Pitt pins hopes on cornerback Jason Pinnock against Notre Dame
Before he thinks about covering those big Notre Dame pass catchers, worries about what the loss of middle linebacker Quintin Wirginis means to his defense or wonders if the offensive line can protect quarterback Kenny Pickett, Pitt coach Pat Narduzzi must perform an important task Saturday:
Keep the Notre Dame band quiet.
“The first thing we have to do is make sure that the band’s not playing when our offense has the ball,” Narduzzi said. “I played there enough times (he’s 1-3 at Notre Dame Stadium as Michigan State’s defensive coordinator).
“Shoot, they’d come to our place at Michigan State (he’s 2-1 there against the Irish) and have their band on the sideline playing music all the way up until almost the ball is snapped, until I go crazy or someone goes crazy.
“We have to keep the band playing when they’re supposed to be playing, not when our offense is under center trying to play and call a cadence. That’s a big factor we’re going to have to get under control as well.”
Even if he finds a quiet, controlled environment (he won’t), Narduzzi has bigger concerns than the band.
It starts with the Notre Dame pass catchers. Narduzzi said they resemble tight ends.
Three of the Irish’s top four pass catchers are 6-foot-4 or taller, including actual tight end Alize Mack (6-5, 247 pounds). Leading pass catcher Miles Boykin is 6-4, 228, with 28 receptions for 428 yards and three touchdowns. Chase Claypool (6-4, 227) has 18 for 200 and two scores.
So, expect Jason Pinnock, Therran Coleman and Paris Ford, all 6-foot cornerbacks, to get plenty of playing time for Pitt.
“Actually, I’m a little taller,” Pinnock said.
Only a sophomore, Pinnock played most of the game against Syracuse with a mandate to cover 6-5, 224-pound Jamal Custis, who ended up with only three receptions and no touchdowns.
“I tell (defensive coordinator Randy) Bates every week, ‘Just put me on their biggest guy,’ ” Pinnock said. “That’s what I was recruited for, to take away their biggest receiver.”
Does Bates oblige?
“I think he will after last week,” Pinnock said.
The most interesting angle to his story is Notre Dame offered him a scholarship a month before signing day, but he gave Pitt a verbal pledge not long after that.
“Just loved Pitt,” he said. “I’m here.”
“Jason’s played well the last couple weeks,” Narduzzi said. “He was banged up earlier in the year. It took him a while to get back and get his swag back.
“You’re looking for matchups. We do feel good with some of our big corners going against their big receivers. We’re not going to get pushed around or bullied out there.”
Losing Wirginis, though, will the most difficult hurdle for Pitt to overcome.

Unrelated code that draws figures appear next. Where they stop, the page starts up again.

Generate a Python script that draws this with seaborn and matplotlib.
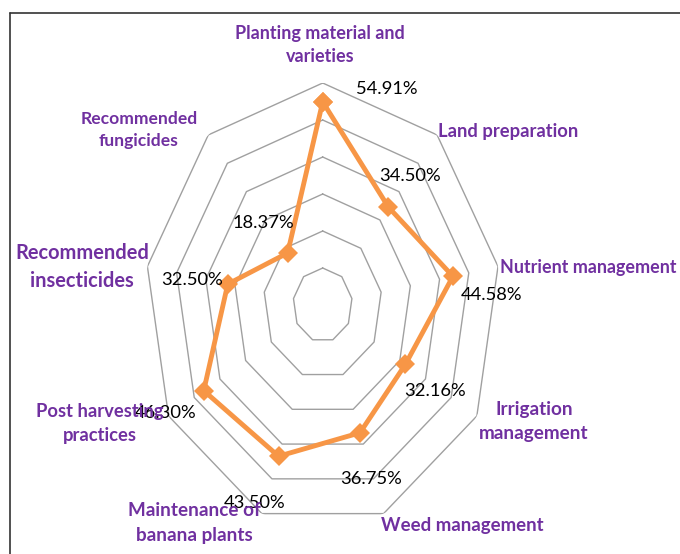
import numpy as np
import pandas as pd
import matplotlib
matplotlib.use('Agg')
import matplotlib.pyplot as plt
import seaborn as sns
from matplotlib.lines import Line2D

# Data
categories = ['Planting material and\nvarieties', 'Land preparation', 'Nutrient management',
              'Irrigation\nmanagement', 'Weed management', 'Maintenance of\nbanana plants',
              'Post harvesting\npractices', 'Recommended\ninsecticides', 'Recommended\nfungicides']
values = [54.91, 34.50, 44.58, 32.16, 36.75, 43.50, 46.30, 32.50, 18.37]
value_labels = ['54.91%', '34.50%', '44.58%', '32.16%', '36.75%', '43.50%', '46.30%', '32.50%', '18.37%']
rings = [10, 20, 30, 40, 50, 60]

# Layout (pixels in the 680x554 picture)
cat_pos = [(320, 45), (508, 131), (588, 268), (534, 422), (462, 525),
           (194, 523), (100, 423), (82, 267), (139, 130)]
cat_size = [13.0, 13.2, 12.9, 13.6, 13.4, 13.6, 13.2, 14.4, 12.6]
val_offset = [(64, -13), (22, -31), (39, 19), (30, 27), (11, 46),
              (-24, 47), (-38, 22), (-36, -4), (-24, -30)]

PURPLE = '#7030A0'
ORANGE = '#F79646'

sns.set_theme(style='white')
plt.rcParams['font.family'] = ['Lato', 'DejaVu Sans']

W, H = 680, 554
fig = plt.figure(figsize=(W / 100, H / 100), dpi=100)
cx, cy, rx, ry = 322.7, 305, 178, 222
ax = fig.add_axes([(cx - rx) / W, (H - cy - ry) / H, 2 * rx / W, 2 * ry / H], projection='polar')
ax.set_theta_zero_location('N')
ax.set_theta_direction(-1)
ax.set_aspect('auto')

theta = np.linspace(0, 2 * np.pi, len(values), endpoint=False)
t_closed = np.append(theta, 2 * np.pi)

# nonagon grid rings
for r in rings:
    ax.plot(t_closed, [r] * len(t_closed), color='#A0A0A0', lw=1, zorder=1)

df = pd.DataFrame({'theta': t_closed, 'value': values + values[:1]})
sns.lineplot(data=df, x='theta', y='value', sort=False, estimator=None, ax=ax,
             color=ORANGE, lw=3.5, marker='D', markersize=10, markeredgewidth=0, zorder=3)

ax.set_ylim(0, 60)
ax.axis('off')

# value labels
for t, v, lab, (dx, dy) in zip(theta, values, value_labels, val_offset):
    ax.annotate(lab, (t, v), xytext=(dx, -dy), textcoords='offset pixels',
                ha='center', va='center', fontsize=13.2, color='black')

# category labels
for lab, (px, py), fs in zip(categories, cat_pos, cat_size):
    fig.text(px / W, 1 - py / H, lab, ha='center', va='center', fontsize=fs,
             fontweight='bold', color=PURPLE, linespacing=1.5)

# chart border (left and top edges visible)
fig.add_artist(Line2D([10 / W, 10 / W], [0, 1 - 13 / H], color='#333333', lw=1.2))
fig.add_artist(Line2D([10 / W, 1], [1 - 13 / H, 1 - 13 / H], color='#333333', lw=1.2))

fig.savefig('out.png', dpi=100)
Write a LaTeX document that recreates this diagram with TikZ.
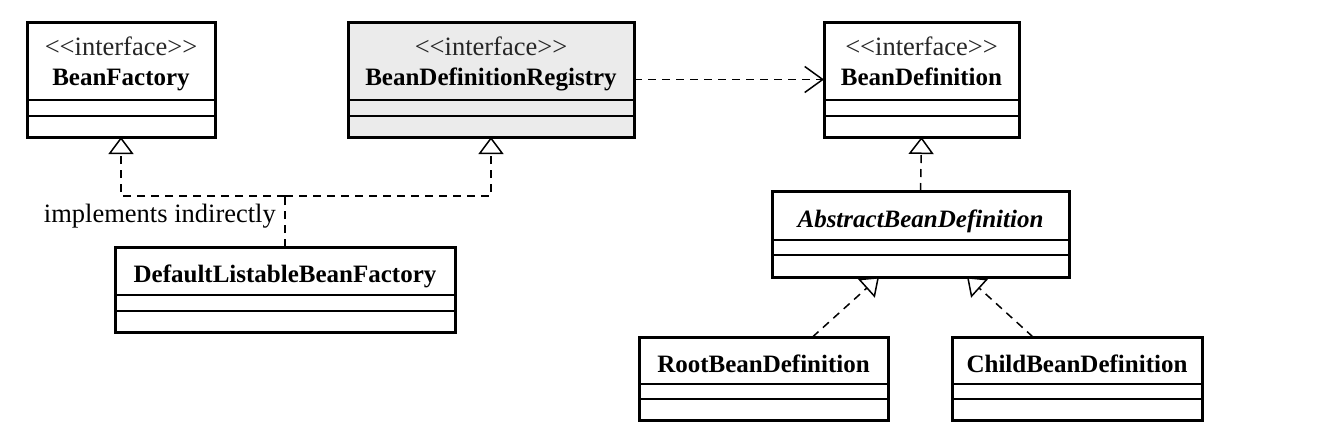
\documentclass[tikz,border=0pt]{standalone}
\usepackage{fontspec}
\setmainfont{Liberation Serif}[Ligatures=TeXOff]
\usetikzlibrary{arrows.meta}
\tikzset{
  x=1pt, y=-1pt,
  umlbox/.style={draw=black, line width=3pt, inner sep=0pt, outer sep=0pt, rectangle},
  secline/.style={line width=1.4pt},
  umltxt/.style={font=\fontsize{26.5}{30}\selectfont, inner sep=0pt, anchor=base},
  stereo/.style={umltxt, text=black!85},
  cname/.style={umltxt, font=\fontsize{25}{28}\selectfont\bfseries},
  dep/.style={line width=1.5pt, dash pattern=on 8pt off 6pt},
  realize/.style={dep, -{Triangle[open, length=17pt, width=25pt, line width=1.5pt, fill=white]}},
  uses/.style={dep, -{Straight Barb[length=18pt, width=26pt, line width=1.5pt]}},
}
\begin{document}
\begin{tikzpicture}
\useasboundingbox[fill=white] (0,0) rectangle (1342,442);

% BeanFactory
\node[umlbox, minimum width=188pt, minimum height=115pt] (bf) at (121,79.5) {};
\draw[secline] (27,100) -- (215,100) (27,116) -- (215,116);
\node[stereo] (bfs) at (121,55) {<<interface>>};
\node[cname] (bfn) at (121,85) {BeanFactory};

% BeanDefinitionRegistry
\node[umlbox, fill=black!8, minimum width=286pt, minimum height=115pt] (bdr) at (491,79.5) {};
\draw[secline] (348,100) -- (634,100) (348,116) -- (634,116);
\node[stereo] (bdrs) at (491,55) {<<interface>>};
\node[cname] (bdrn) at (491,85) {BeanDefinitionRegistry};

% BeanDefinition
\node[umlbox, minimum width=195pt, minimum height=115pt] (bd) at (921.5,79.5) {};
\draw[secline] (824,100) -- (1019,100) (824,116) -- (1019,116);
\node[stereo] (bds) at (921.5,55) {<<interface>>};
\node[cname] (bdn) at (921.5,85) {BeanDefinition};

% DefaultListableBeanFactory
\node[umlbox, minimum width=340pt, minimum height=85pt] (dl) at (285,289.5) {};
\draw[secline] (115,295) -- (455,295) (115,311) -- (455,311);
\node[cname] (dln) at (285,282) {DefaultListableBeanFactory};

% AbstractBeanDefinition
\node[umlbox, minimum width=297pt, minimum height=86pt] (abd) at (920.5,234) {};
\draw[secline] (772,240) -- (1069,240) (772,255) -- (1069,255);
\node[cname, font=\fontsize{25}{28}\selectfont\bfseries\itshape] (abdn) at (920.5,227) {AbstractBeanDefinition};

% RootBeanDefinition
\node[umlbox, minimum width=249pt, minimum height=83pt] (root) at (763.5,378.5) {};
\draw[secline] (639,384) -- (888,384) (639,399) -- (888,399);
\node[cname] (rootn) at (763.5,372) {RootBeanDefinition};

% ChildBeanDefinition
\node[umlbox, minimum width=250pt, minimum height=83pt] (child) at (1077,378.5) {};
\draw[secline] (952,384) -- (1202,384) (952,399) -- (1202,399);
\node[cname] (childn) at (1077,372) {ChildBeanDefinition};

% connectors
\coordinate (j) at (285,196);
\draw[dep] (dl.north) -- (j);
\draw[realize] (j) -| (bf.south);
\draw[realize] (j) -| (bdr.south);
\node[umltxt, anchor=base east] (lbl) at (276,222) {implements indirectly};

\draw[uses] (bdr.east) -- (bd.west);
\draw[realize] (abd.north) -- (bd.south);
\draw[realize] ([xshift=49pt]root.north) -- ([xshift=-41.5pt]abd.south);
\draw[realize] ([xshift=-44pt]child.north) -- ([xshift=46.5pt]abd.south);
\end{tikzpicture}
\end{document}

“Quintin is really the heartbeat of our defense,” Narduzzi said. “We’ve been fortunate to be healthy most of the season. Sooner or later, the injury bug is going to hit you.
“Sad for him and his family. We can’t sit here and worry about it.”
He said sophomores Elias Reynolds and Chase Pine will replace Wirginis, but he declined to name a starter. There are no plans to move Saleem Brightwell back to the middle, though he started 12 games there last season.
“Those guys weren’t ready a year ago,” Narduzzi said of Reynolds and Pine. “That’s why we went with Saleem. They’re ready now.”
Narduzzi said he didn’t know if Wirginis, who was redshirted last year, would be eligible for a sixth season. “If there’s a way, we’ll work it, that’s for sure,” he said.